I’m not yet sure whether or not I’m surprised at Tarantino’s failure to produce any semblance of a female human in Django Unchained. See, ‘Q’ has long been applauded for bringing an exciting, manifold freshness to mainstream cinema; one aspect of which has been his placement of, on average, at least one woman per film with direction, vocal-chords, and an inexplicable aversion to falling in love with the lead character. His representation of women certainly has texture, but ultimately still manages to be a huge pain in the tits, because I get my hopes up that he’ll build on what he’s already started by writing numerous female leads. The timeline of female characters in his films invoke a feminist-critique-emotional-rollercoaster of delight through despair, delectation through disappointment, and now finally, to Django Unchained (the D is silent.)
I’m not angry, Q, I’m disappointed. Nah just joking, I’m angry. Those feelings may subside if you argued that there was a historically relevant reason for underwriting and neglecting the character of Broomhilda Von Shaft. Perhaps: female slaves, especially sex slaves, were persecuted and downtrodden under such layers of brutality that they were essentially invisible (like those trafficked today) or experienced an understandable paralysis of spirit. (The only permissible reason I can invent to console myself). This would be a reason rather than an excuse, but a reason nonetheless. Yet wouldn’t this be an impetus to explore and countermand this process? Via some lines of dialogue, action and screentime? You haven’t, as yet, discussed Broomhilda’s near-silence and under-representation; but then, I haven’t seen you asked, or even heard it mentioned…(Kermode? Krishnan Murphy? ANYONE?)
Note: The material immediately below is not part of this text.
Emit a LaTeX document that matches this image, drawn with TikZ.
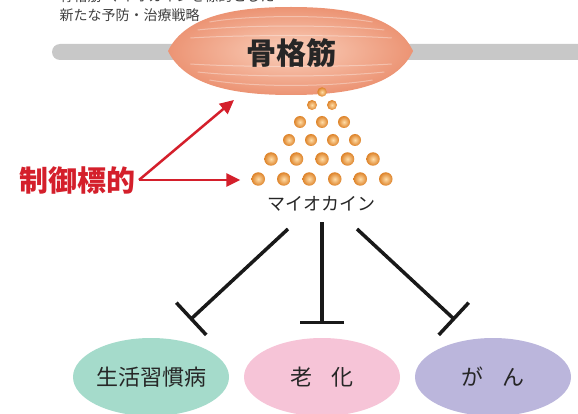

Thankfully, Kerry Washington (sorry it took me so long to get to you). Washington deserves massive kudos for bringing an engaging wholeness of spirit to her limited screen-time. The performance itself was brilliant; I felt her pain, her anger and her fear. (Such identification was a joy.) Yet, while Tarantino is known for bringing out these cinematic performances from the actors he works with, in this instance he wrote and directed against her spirit and character. Of a film pushing three hours, she appeared for (from memory) about twenty minutes, uttering around ten short lines. Now, granted, the range of those short appearances was immense. Broomhilda is whipped for attempting escape, appears chastely-naked in a river (in Django’s imagination), coyly waves at Django (in Django’s imagination), naked in a hole in the ground (that was real), and is finally dressed up like one of those scary dolls that people collect (apt, in context), serving dinner to her white masters. All of which were relevant to the particular points in Django’s personal narrative. But as for her narrative…that was her narrative. A slave who was pretty and abused. (Oh, and the lead female character. Sadly it doesn’t feel too unfamiliar.)
Tarantino’s fascination with exploitation films surely contributed to a neglect of his leading woman’s personhood. The comedy violence of the latter bloodbaths (problematic in tandem with the raw brutality of Broomhilda’s punishment and the horrific, grief-stricken Mandingo fight scene) is a clear nod to the lurid conventions of the exploitation genre, as are the names Django and Mandingo. And like his previous foray into the genre, the feminist-enticing-but-ultimately-a-slap-in-the-face Death Proof, the conventions of exploitation films require its females to be hyper-sexualised, and more often than not, violated and brutalized. So Tarantino’s newer marriage of said genre with loosely-Hollywood conventions gave us no chance at subjectified representation (but on the bright side, didn’t require a ‘titillating’ rape scene. Cheers, ladies.)
Broomhilda, while an object of Django’s love, was utilised as just that; an object, a narrative device. Her existence drove the narrative, but she wasn’t an agent of it. No fighting for her liberation, no speaking out of turn, no interesting lines or actions or character revelations. She is simply the archetypal desired Beauty, who is visually the property of All until she is collected by One. I’ll see her next time I go to the cinema also, no doubt. With the imagination and knowledge of cinema that Tarantino seems to have, you’d think he’d have more nouse than to also use Broomhilda as a ‘comfort girl’.
While there are many contentious angles to consider Tarantino’s Django Unchained from, the feminist angle is most disappointing. To top it all off, I’ll leave you with the final scene: Django blows up the plantation where Broomhilda has been imprisoned, his silhouette standing defiantly amongst burning fragments of ‘Merican justice. She watches from the safety of the getaway-horse, and a close up reveals her flawless face, which giggles a bit. She coyly applauds Django, as if to say “Yay, honey! No more rape, how exciting!” and they ride triumphantly away to celebrate Broomhilda’s new status as four-fifths of a human being. As the ending music swells, you’d be forgiven for missing her longest and quietest line of dialogue: “Well. Now that’s done, shall I make you a sandwich, or would you like a blow-job first?”